Chronicles - Bob Dylan [116]
More than thirty years later, I would see Johnson for myself in eight seconds’ worth of 8-millimeter film shot in Ruleville, Mississippi, on a brightly lit afternoon street by some Germans in the late ’30s. Some people questioned whether it was really him, but slowing the eight seconds down so it was more like eighty seconds, you can see that it really is Robert Johnson, has to be — couldn’t be anyone else. He’s playing with huge, spiderlike hands and they magically move over the strings of his guitar. There’s a harp rack with a harmonica around his neck. He looks nothing like a man of stone, no high-strung temperament. He looks almost childlike, an angelic looking figure, innocent as can be. He’s wearing a white linen jumper, coveralls and an unusual gilded cap like Little Lord Fauntleroy. He looks nothing like a man with the hellhound on his trail. He looks immune to human dread and you stare at the image in disbelief.
In a few years’ time, I’d write and sing songs like “It’s Al-right Ma (I’m Only Bleeding),” “Mr. Tambourine Man,” “Lonesome Death of Hattie Carroll,” “Who Killed Davey Moore,” “Only a Pawn in Their Game,” “A Hard Rain’s A-Gonna Fall” and some others like that. If I hadn’t gone to the Theatre de Lys and heard the ballad “Pirate Jenny,” it might not have dawned on me to write them, that songs like these could be written. In about 1964 and ’65, I probably used about five or six of Robert Johnson’s blues song forms, too, unconsciously, but more on the lyrical imagery side of things.
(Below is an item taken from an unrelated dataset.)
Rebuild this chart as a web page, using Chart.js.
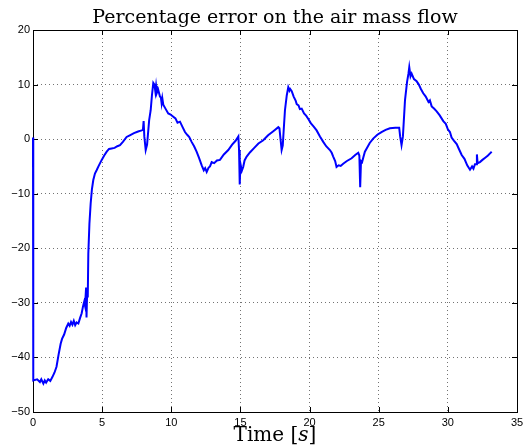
<!DOCTYPE html>
<html>
<head>
<meta charset="utf-8">
<script src="https://cdn.jsdelivr.net/npm/chart.js@4"></script>
<style>
    html, body { margin: 0; padding: 0; background: #fff; }
    #wrap { width: 531px; height: 446px; }
</style>
</head>
<body>
<div id="wrap"><canvas id="errorChart" width="531" height="446"></canvas></div>
<script>
const timeS = [
    0.00, 0.02, 0.3, 0.5, 0.6, 0.75, 0.85, 0.95, 1.1, 1.25, 1.4, 1.55, 1.7, 1.85, 2.0, 2.1, 2.25, 2.4,
    2.55, 2.65, 2.75, 2.85, 2.95, 3.05, 3.15, 3.28, 3.4, 3.52, 3.62, 3.7, 3.76, 3.8, 3.84, 3.86, 3.88,
    3.92, 3.96, 4.0, 4.08, 4.17, 4.26, 4.36, 4.48, 4.6, 4.75, 4.97, 5.15, 5.33, 5.5, 5.69, 5.9, 6.1,
    6.29, 6.5, 6.77, 7.0, 7.3, 7.6, 7.86, 7.95, 8.0, 8.05, 8.15, 8.25, 8.4, 8.51, 8.6, 8.7, 8.78, 8.85,
    8.9, 8.96, 9.05, 9.18, 9.25, 9.3, 9.35, 9.42, 9.6, 9.78, 9.95, 10.1, 10.3, 10.45, 10.63, 10.8,
    10.99, 11.15, 11.3, 11.47, 11.65, 11.83, 12.0, 12.2, 12.35, 12.45, 12.56, 12.7, 12.8, 12.92, 13.1,
    13.3, 13.52, 13.8, 14.12, 14.4, 14.65, 14.85, 14.9, 14.95, 15.0, 15.1, 15.2, 15.3, 15.45, 15.7,
    16.0, 16.3, 16.65, 17.0, 17.4, 17.74, 17.82, 17.9, 17.98, 18.06, 18.15, 18.22, 18.35, 18.46, 18.55,
    18.6, 18.71, 18.85, 19.0, 19.07, 19.2, 19.3, 19.43, 19.6, 19.75, 19.91, 20.1, 20.3, 20.51, 20.75,
    20.99, 21.2, 21.47, 21.6, 21.71, 21.85, 21.95, 22.1, 22.25, 22.43, 22.7, 23.04, 23.3, 23.52, 23.6,
    23.66, 23.72, 23.8, 23.88, 24.0, 24.13, 24.35, 24.6, 24.9, 25.2, 25.5, 25.81, 26.2, 26.48, 26.55,
    26.65, 26.75, 26.9, 27.05, 27.15, 27.21, 27.3, 27.38, 27.55, 27.74, 27.9, 28.05, 28.22, 28.4, 28.6,
    28.7, 28.83, 29.0, 29.19, 29.4, 29.67, 29.85, 30.0, 30.15, 30.27, 30.45, 30.64, 30.8, 31.0, 31.2,
    31.4, 31.6, 31.75, 31.85, 31.96, 32.05, 32.1, 32.15, 32.32, 32.5, 32.7, 32.9, 33.05, 33.17
];
const errorPct = [
    0.3, -44.2, -44.0, -44.5, -44.0, -44.8, -44.2, -44.6, -44.0, -44.3, -43.6, -42.8, -41.7, -39.5, -37.5, -36.6, -35.8, -34.6,
    -33.8, -34.2, -33.5, -34.0, -33.3, -34.1, -33.6, -33.8, -32.8, -31.9, -30.6, -29.8, -30.5, -29.0, -27.2, -31.0, -32.7,
    -27.5, -29.0, -21.0, -15.5, -11.8, -9.2, -7.5, -6.3, -5.7, -4.9, -3.8, -3.0, -2.3, -1.8, -1.7, -1.6, -1.3,
    -1.1, -0.5, 0.4, 0.7, 1.1, 1.4, 1.6, 1.7, 3.3, 0.5, -2.0, -1.0, 3.5, 5.3, 8.0, 10.3, 10.0, 8.7,
    9.8, 8.5, 9.1, 7.8, 7.6, 6.6, 7.5, 6.3, 5.5, 4.7, 4.5, 4.2, 3.8, 3.0, 3.2, 2.3,
    1.3, 0.8, 0.4, -0.5, -1.3, -2.3, -3.4, -4.8, -5.7, -5.3, -6.0, -5.2, -5.0, -4.2, -4.4,
    -3.9, -3.8, -2.8, -2.0, -1.0, -0.3, 0.5, -2.0, -8.3, -4.5, -5.8, -5.1, -3.9, -3.2, -2.4,
    -1.6, -0.8, -0.2, 0.7, 1.5, 2.2, 2.0, 0.0, -2.0, -1.2, 2.5, 5.3, 8.0, 9.5, 8.9,
    9.2, 8.8, 7.8, 7.0, 6.4, 6.2, 5.5, 5.6, 4.7, 4.3, 3.7, 2.9, 2.3, 1.6, 0.5,
    -0.5, -1.3, -2.0, -2.5, -3.2, -4.0, -5.1, -4.8, -4.9, -4.5, -4.0, -3.5, -2.9, -2.5, -3.0,
    -8.8, -4.0, -4.2, -3.4, -2.3, -1.7, -0.7, 0.1, 0.8, 1.3, 1.7, 2.0, 2.1, 2.1, 0.5,
    -1.1, 0.5, 7.1, 10.5, 12.0, 13.2, 11.5, 12.0, 11.0, 10.6, 10.0, 9.2, 8.4, 7.8, 6.8,
    7.1, 6.0, 5.6, 5.1, 4.4, 3.3, 2.8, 1.8, 1.3, 0.3, -0.3, -0.9, -1.8, -2.9, -3.6,
    -4.8, -5.6, -5.0, -5.4, -4.6, -4.6, -2.8, -4.4, -4.2, -3.8, -3.4, -3.0, -2.6, -2.3
];
const xTicks = [0, 5, 10, 15, 20, 25, 30, 35];
const yTicks = [-50, -40, -30, -20, -10, 0, 10, 20];
const titleText = "Percentage error on the air mass flow";
const xLabelText = "Time [";
const xLabelUnit = "s";

document.addEventListener("DOMContentLoaded", () => {
    const ctx = document.getElementById("errorChart").getContext("2d");

    const points = timeS.map((t, i) => ({ x: t, y: errorPct[i] }));

    // box + inward ticks under the line, texts on top (matlab look)
    const matlabFrame = {
        id: "matlabFrame",
        beforeDatasetsDraw(chart) {
            const c = chart.ctx;
            const a = chart.chartArea;
            const xs = chart.scales.x;
            const ys = chart.scales.y;
            c.save();
            c.strokeStyle = "#000";
            c.lineWidth = 1;
            c.strokeRect(Math.round(a.left) + 0.5, Math.round(a.top) + 0.5,
                Math.round(a.right - a.left), Math.round(a.bottom - a.top));
            c.beginPath();
            xTicks.forEach(v => {
                const px = Math.round(xs.getPixelForValue(v)) + 0.5;
                c.moveTo(px, a.bottom); c.lineTo(px, a.bottom - 5);
                c.moveTo(px, a.top); c.lineTo(px, a.top + 5);
            });
            yTicks.forEach(v => {
                const py = Math.round(ys.getPixelForValue(v)) + 0.5;
                c.moveTo(a.left, py); c.lineTo(a.left + 5, py);
                c.moveTo(a.right, py); c.lineTo(a.right - 5, py);
            });
            c.stroke();
            c.restore();
        },
        afterDraw(chart) {
            const c = chart.ctx;
            const a = chart.chartArea;
            c.save();
            c.fillStyle = "#000";
            c.textBaseline = "alphabetic";
            c.textAlign = "center";
            c.font = "19px 'DejaVu Serif'";
            c.fillText(titleText, (a.left + a.right) / 2, 23);

            c.font = "20px 'DejaVu Serif'";
            const w1 = c.measureText(xLabelText).width;
            const w3 = c.measureText("]").width;
            c.font = "italic 20px 'DejaVu Serif'";
            const w2 = c.measureText(xLabelUnit).width;
            const x0 = (a.left + a.right) / 2 - (w1 + w2 + w3) / 2;
            c.textAlign = "left";
            c.font = "20px 'DejaVu Serif'";
            c.fillText(xLabelText, x0, 441);
            c.font = "italic 20px 'DejaVu Serif'";
            c.fillText(xLabelUnit, x0 + w1, 441);
            c.font = "20px 'DejaVu Serif'";
            c.fillText("]", x0 + w1 + w2, 441);
            c.restore();
        }
    };

    const data = {
        datasets: [
            {
                label: "error",
                data: points,
                borderColor: "#0000ff",
                borderWidth: 2,
                pointRadius: 0,
                tension: 0,
                fill: false,
                clip: 3
            }
        ]
    };

    const options = {
        responsive: false,
        animation: false,
        layout: {
            padding: { top: 30, right: 14, left: 0, bottom: 0 }
        },
        plugins: {
            legend: { display: false },
            title: { display: false },
            tooltip: { enabled: false }
        },
        scales: {
            x: {
                type: "linear",
                min: 0,
                max: 35,
                afterBuildTicks: axis => { axis.ticks = xTicks.map(v => ({ value: v })); },
                afterFit: axis => { axis.height = 34; },
                ticks: {
                    color: "#000",
                    padding: 4,
                    maxRotation: 0,
                    font: { family: "'Liberation Sans'", size: 11 }
                },
                grid: {
                    color: "rgba(0, 0, 0, 0.55)",
                    drawTicks: false
                },
                border: { display: false, dash: [1, 3] }
            },
            y: {
                min: -50,
                max: 20,
                afterBuildTicks: axis => { axis.ticks = yTicks.map(v => ({ value: v })); },
                afterFit: axis => { axis.width = 33; },
                ticks: {
                    color: "#000",
                    padding: 3,
                    font: { family: "'Liberation Sans'", size: 11 },
                    callback: v => String(v).replace("-", "\u2212")
                },
                grid: {
                    color: "rgba(0, 0, 0, 0.55)",
                    drawTicks: false
                },
                border: { display: false, dash: [1, 3] }
            }
        }
    };

    new Chart(ctx, {
        type: "line",
        data: data,
        options: options,
        plugins: [matlabFrame]
    });
});
</script>
</body>
</html>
If I hadn’t heard the Robert Johnson record when I did, there probably would have been hundreds of lines of mine that would have been shut down — that I wouldn’t have felt free enough or upraised enough to write. I wasn’t the only one who learned a thing or two from Johnson’s compositions. Johnny Winter, the flamboyant Texan guitar player born a couple of years after me, rewrote Johnson’s song about the phonograph, turning it into a song about a television set. Johnny’s tube is blown and his picture won’t come in. Robert Johnson would have loved that. Johnny, by the way, recorded a song of mine, “Highway 61 Revisited,” which itself was influenced by Johnson’s writing. It’s strange the way circles hook up with themselves. Robert Johnson’s code of language was like nothing I’d heard before or since. To go with all of that, someplace along the line Suze had also introduced me to the poetry of French Symbolist poet Arthur Rimbaud. That was a big deal, too. I came across one of his letters called “Je est un autre,” which translates into “I is someone else.” When I read those words the bells went off. It made perfect sense. I wished someone would have mentioned that to me earlier. It went right along with Johnson’s dark night of the soul and Woody’s hopped-up union meeting sermons and the “Pirate Jenny” framework. Everything was in transition and I was standing in the gateway. Soon I’d step in heavy loaded, fully alive and revved up. Not quite yet, though.
Lou Levy had autonomy at Leeds Music Publishing company the same way John Hammond had autonomy at Columbia Records.